The idiocy of it all became apparent on Sunday, when Mets catcher Tom Wilson wore the wrong one in Yankee Stadium. The Mets’ road black jersey says “New York” across the front. The home one says “Mets.” He packed the wrong one for the bus ride to Shea and didn’t realize it until, apparently, a reporter pointed it out.
None of this would happen if the Mets would just get rid of the black jersey plague. I’ve come to terms with the white uniforms without the pinstripes, and I’ve always loved the road grays that have the city written out in a classic font as it was on the original Mets uniforms in the 60s. They’ll still occassionaly don the pinstripes for random home games, but not nearly enough of them. And, as far as I can tell, there’s no rhyme or reason to the Mets’ uniform choices on a given day. Home day, night, weekend or holiday could be plain white, pinstripes or black tops. It could also be either white jersey with the black hat with blue brim, or the white jerseys with the classic (and best) all-blue hat. On the road, it’s either gray or black jerseys, but always the black hat with blue brim. (However, all black jersey games feature the all-black hat.)
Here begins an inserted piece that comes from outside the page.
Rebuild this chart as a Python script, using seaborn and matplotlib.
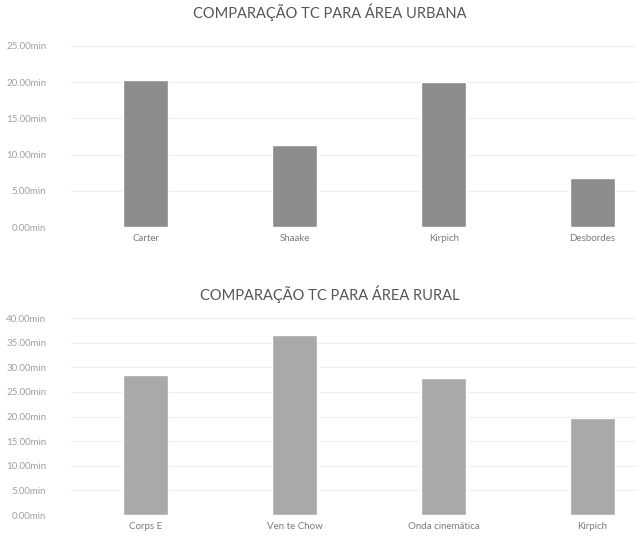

For those of you keeping score at home, that’s five different jerseys and three different hats for a total of seven previously used and accepted combinations (all-black hat only goes with black jerseys, etc.):
1. Plain white/black & blue hat
2. Plain white/blue hat
3. Pinstripe white/black & blue hat
4. Pinstripe white/blue hat
5. Home black/black hat
6. Road gray/black & blue hat
7. Road black/black hat
Ridiculous. The Mets’ colors are blue and orange. Their uniforms have pinstripes. Their hats are blue, all blue. The road uniforms are gray. That’s the way it should be.
But until gangs go away, until teenage hoodlums stop thinking black clothes every day is the way to go, teams are going to bring out the alternate jerseys to make a buck — tradition and color scheme be damned.